28 May 2014
To suppress an American political party
In effect, that's the proposal of Susan Lerner, a Common Cause activist and op-ed contributor to the Albany Times Union. Her target is the Independence Party, the largest small-i "independent" party in New York State. Like many so-called independents here, Independence often offers an echo, not a choice. It adopts the policy of cross-endorsement, usually nominating a major-party candidate for governor (though it ran its own from 1994 to 2002) in the hope that enough people will vote for that candidate on the Independence line to earn the part a guaranteed spot on the next state ballot. Lerner argues, for all intents and purposes, that the party is corrupt, offering its nominations to the highest bidder. Lerner claims that those who bid are suckers, deceived by the party's large enrollment. She cites a New York Daily News article claiming that most people who've registered with the Independence party don't know either what the party stands for or that they're actually enrolled in it. Apparently most people register with Independence on the mistaken assumption that they're designating themselves as small-i independent voters. This gives the actual party leaders disproportionate, unfair influence with major candidates. Lerner's remedy is for New York to emulate Louisiana, where a law was passed forbidding any party from calling itself "Independent" ( or "Independence?") in order to prevent confusion during the registration process.

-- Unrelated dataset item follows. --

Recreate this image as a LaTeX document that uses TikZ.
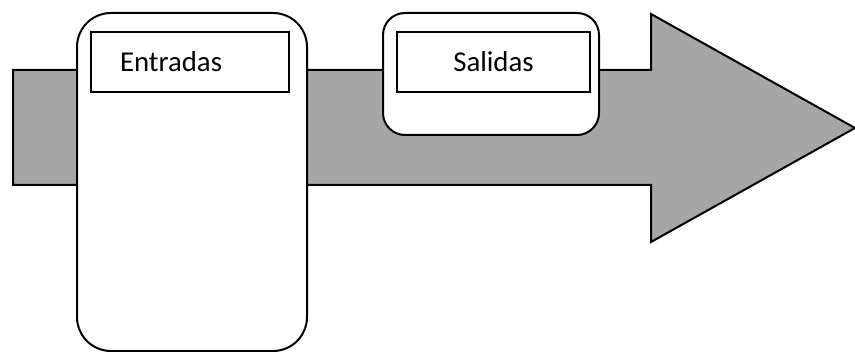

Whatever the sins of the Independence Party of New York, I don't care much for this idea. A more legitimate political party should be able to call itself what it pleases, no matter how it may confuse people. For a long time you'd see both a "Socialist" and "Socialist Worker" candidate on ballots, if you cared to look hard enough, so I see no reason why there shouldn't be a "Conservative Republican Party" or a "Progressive Democratic Party," to give two examples off the top of my head. The real problem with the Independence Party, it seems, is that its only real purpose is to hold on to that ballot line. Coveting a ballot line is a problem with many parties in New York, as I've already noted. The real remedy wouldn't be to restrict what parties can call themselves -- you may question their sincerity but who would you trust to actually judge it? -- but to institute a non-partisan ballot that has no such lines. Do that, and we'd soon see which parties really have something unique to offer voters.